Information shown
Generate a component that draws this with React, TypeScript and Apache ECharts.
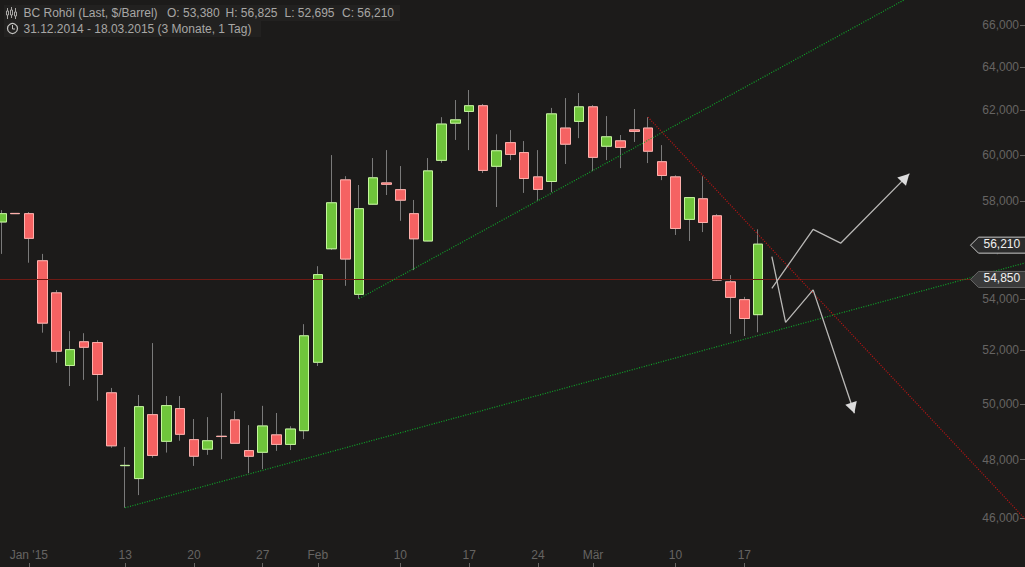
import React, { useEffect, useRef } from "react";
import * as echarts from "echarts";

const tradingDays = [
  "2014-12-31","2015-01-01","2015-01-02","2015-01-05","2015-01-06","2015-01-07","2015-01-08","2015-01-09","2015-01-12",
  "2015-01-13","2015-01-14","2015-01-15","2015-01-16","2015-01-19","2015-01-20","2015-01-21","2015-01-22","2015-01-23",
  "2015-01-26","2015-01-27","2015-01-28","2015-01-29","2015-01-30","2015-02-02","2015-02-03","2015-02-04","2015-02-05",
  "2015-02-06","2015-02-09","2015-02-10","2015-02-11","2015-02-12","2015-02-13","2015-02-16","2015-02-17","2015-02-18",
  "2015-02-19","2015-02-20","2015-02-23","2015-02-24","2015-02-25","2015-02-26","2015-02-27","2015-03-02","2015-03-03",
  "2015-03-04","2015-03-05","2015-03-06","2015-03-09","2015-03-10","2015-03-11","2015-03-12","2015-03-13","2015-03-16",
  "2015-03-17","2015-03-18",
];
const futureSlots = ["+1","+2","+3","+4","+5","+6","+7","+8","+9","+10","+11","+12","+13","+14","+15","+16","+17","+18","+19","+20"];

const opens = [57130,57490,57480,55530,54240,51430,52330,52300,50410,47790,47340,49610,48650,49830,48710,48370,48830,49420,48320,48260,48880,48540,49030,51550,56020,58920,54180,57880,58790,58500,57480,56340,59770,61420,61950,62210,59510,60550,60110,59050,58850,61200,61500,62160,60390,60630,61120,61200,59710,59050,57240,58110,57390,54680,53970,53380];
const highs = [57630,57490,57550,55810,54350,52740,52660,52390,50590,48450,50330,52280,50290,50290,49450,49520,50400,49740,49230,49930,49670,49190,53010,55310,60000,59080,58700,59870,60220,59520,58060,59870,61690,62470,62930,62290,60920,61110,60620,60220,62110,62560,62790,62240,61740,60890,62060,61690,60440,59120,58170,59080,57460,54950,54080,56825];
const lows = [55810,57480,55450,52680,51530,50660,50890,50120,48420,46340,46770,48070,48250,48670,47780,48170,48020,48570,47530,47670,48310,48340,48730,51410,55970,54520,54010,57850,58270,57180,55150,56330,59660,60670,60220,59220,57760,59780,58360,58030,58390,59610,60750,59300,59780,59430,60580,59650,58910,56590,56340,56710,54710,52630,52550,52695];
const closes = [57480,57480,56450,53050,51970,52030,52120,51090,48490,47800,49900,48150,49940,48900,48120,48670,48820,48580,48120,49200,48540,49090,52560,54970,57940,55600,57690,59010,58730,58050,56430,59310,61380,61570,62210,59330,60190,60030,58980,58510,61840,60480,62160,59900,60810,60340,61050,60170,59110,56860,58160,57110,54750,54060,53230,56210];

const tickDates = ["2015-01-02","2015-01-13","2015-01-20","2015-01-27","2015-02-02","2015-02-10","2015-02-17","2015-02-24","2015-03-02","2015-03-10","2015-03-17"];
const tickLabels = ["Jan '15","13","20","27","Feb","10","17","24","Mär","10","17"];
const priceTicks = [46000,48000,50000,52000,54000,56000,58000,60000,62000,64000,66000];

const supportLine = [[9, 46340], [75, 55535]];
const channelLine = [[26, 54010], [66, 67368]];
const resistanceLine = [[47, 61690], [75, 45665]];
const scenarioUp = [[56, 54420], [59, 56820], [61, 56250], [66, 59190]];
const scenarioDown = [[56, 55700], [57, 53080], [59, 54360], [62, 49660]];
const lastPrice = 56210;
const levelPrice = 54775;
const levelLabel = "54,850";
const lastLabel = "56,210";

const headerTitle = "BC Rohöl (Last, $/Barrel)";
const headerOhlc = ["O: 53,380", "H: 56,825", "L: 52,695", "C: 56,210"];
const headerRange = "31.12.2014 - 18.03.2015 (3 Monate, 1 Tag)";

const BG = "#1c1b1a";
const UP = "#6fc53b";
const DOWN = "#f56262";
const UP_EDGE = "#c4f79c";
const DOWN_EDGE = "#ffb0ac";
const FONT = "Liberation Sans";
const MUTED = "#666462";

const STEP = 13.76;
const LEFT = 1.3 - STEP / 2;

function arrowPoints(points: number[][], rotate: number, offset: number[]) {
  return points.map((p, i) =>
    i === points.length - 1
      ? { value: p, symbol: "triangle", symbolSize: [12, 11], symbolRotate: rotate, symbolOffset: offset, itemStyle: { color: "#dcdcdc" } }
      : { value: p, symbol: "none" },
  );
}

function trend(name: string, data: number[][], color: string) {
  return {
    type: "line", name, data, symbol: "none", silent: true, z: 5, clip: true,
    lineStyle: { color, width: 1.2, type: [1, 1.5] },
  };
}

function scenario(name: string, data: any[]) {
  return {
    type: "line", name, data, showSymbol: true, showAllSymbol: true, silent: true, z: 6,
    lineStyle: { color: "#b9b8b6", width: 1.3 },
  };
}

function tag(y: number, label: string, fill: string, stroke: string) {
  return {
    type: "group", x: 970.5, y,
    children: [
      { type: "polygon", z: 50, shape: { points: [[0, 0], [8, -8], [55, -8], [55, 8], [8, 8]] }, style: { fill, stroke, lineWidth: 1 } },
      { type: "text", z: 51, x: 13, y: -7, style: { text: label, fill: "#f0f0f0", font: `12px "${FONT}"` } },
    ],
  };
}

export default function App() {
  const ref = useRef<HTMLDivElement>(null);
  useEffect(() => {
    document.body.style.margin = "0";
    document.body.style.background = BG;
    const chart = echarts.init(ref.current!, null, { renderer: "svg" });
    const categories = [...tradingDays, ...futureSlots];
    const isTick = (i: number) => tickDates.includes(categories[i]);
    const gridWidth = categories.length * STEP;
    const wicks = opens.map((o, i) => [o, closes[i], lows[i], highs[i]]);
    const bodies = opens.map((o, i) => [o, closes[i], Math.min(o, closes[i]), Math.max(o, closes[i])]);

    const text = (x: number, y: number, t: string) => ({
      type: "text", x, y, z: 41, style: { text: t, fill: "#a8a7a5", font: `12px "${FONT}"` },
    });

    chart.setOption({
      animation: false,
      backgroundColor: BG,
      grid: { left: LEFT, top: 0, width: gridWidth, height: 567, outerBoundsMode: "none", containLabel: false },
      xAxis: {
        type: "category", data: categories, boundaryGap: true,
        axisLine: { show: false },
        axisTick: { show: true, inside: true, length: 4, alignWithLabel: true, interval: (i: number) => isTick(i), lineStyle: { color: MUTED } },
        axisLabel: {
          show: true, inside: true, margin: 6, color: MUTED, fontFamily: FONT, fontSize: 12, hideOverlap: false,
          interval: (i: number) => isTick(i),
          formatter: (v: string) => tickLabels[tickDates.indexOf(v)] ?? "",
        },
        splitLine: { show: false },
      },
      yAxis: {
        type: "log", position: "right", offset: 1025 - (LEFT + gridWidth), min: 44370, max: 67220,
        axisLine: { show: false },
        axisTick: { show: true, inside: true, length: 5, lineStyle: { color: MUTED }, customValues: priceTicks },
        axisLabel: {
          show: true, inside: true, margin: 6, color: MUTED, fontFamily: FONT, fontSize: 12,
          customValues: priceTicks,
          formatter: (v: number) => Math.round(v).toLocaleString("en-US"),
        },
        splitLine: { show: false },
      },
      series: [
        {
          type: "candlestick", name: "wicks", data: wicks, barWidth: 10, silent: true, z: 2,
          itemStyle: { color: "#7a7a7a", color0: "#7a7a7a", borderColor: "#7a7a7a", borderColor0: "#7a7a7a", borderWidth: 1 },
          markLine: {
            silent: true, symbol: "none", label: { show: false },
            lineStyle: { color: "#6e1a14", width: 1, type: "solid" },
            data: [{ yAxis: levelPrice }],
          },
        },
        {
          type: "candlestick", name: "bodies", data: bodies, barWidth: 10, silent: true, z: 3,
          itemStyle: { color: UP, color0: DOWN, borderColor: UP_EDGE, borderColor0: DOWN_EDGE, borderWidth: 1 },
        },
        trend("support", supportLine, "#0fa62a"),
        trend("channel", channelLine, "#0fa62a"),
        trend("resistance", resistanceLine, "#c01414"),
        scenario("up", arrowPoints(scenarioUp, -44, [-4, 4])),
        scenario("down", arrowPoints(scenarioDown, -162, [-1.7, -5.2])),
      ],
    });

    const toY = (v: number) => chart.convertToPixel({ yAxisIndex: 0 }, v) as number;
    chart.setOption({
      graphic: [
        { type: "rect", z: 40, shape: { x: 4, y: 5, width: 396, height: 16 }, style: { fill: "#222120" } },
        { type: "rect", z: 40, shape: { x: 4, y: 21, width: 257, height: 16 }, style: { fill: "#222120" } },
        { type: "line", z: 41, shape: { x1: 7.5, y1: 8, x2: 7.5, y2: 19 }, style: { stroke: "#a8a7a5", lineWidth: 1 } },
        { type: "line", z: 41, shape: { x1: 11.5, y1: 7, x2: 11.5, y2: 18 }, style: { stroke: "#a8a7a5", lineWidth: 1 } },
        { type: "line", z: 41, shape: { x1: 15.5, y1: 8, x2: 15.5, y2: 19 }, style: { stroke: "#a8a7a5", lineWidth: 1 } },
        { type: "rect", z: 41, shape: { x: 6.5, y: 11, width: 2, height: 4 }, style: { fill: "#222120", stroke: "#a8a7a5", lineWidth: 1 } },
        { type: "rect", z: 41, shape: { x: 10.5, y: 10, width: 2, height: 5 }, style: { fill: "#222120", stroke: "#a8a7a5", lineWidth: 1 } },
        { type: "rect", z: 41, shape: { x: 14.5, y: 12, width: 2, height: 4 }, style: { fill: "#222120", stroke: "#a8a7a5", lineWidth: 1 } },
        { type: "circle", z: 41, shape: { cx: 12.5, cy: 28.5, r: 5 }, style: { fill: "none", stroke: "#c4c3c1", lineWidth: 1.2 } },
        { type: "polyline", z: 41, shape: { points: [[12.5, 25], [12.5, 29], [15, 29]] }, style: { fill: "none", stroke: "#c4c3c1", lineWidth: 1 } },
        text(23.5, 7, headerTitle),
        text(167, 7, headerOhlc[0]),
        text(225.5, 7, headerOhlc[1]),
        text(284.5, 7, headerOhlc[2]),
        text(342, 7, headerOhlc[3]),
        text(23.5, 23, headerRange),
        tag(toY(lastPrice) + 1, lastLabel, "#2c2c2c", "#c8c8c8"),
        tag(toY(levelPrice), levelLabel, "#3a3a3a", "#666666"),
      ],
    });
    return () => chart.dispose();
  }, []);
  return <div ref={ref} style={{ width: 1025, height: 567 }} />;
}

What is needed
Leave out the pictures, then repeat the listing above exactly from its first line to the line with "import * as", inclusive.

Solution
Generate a component that draws this with React, TypeScript and Apache ECharts.
import React, { useEffect, useRef } from "react";
import * as echarts from "echarts";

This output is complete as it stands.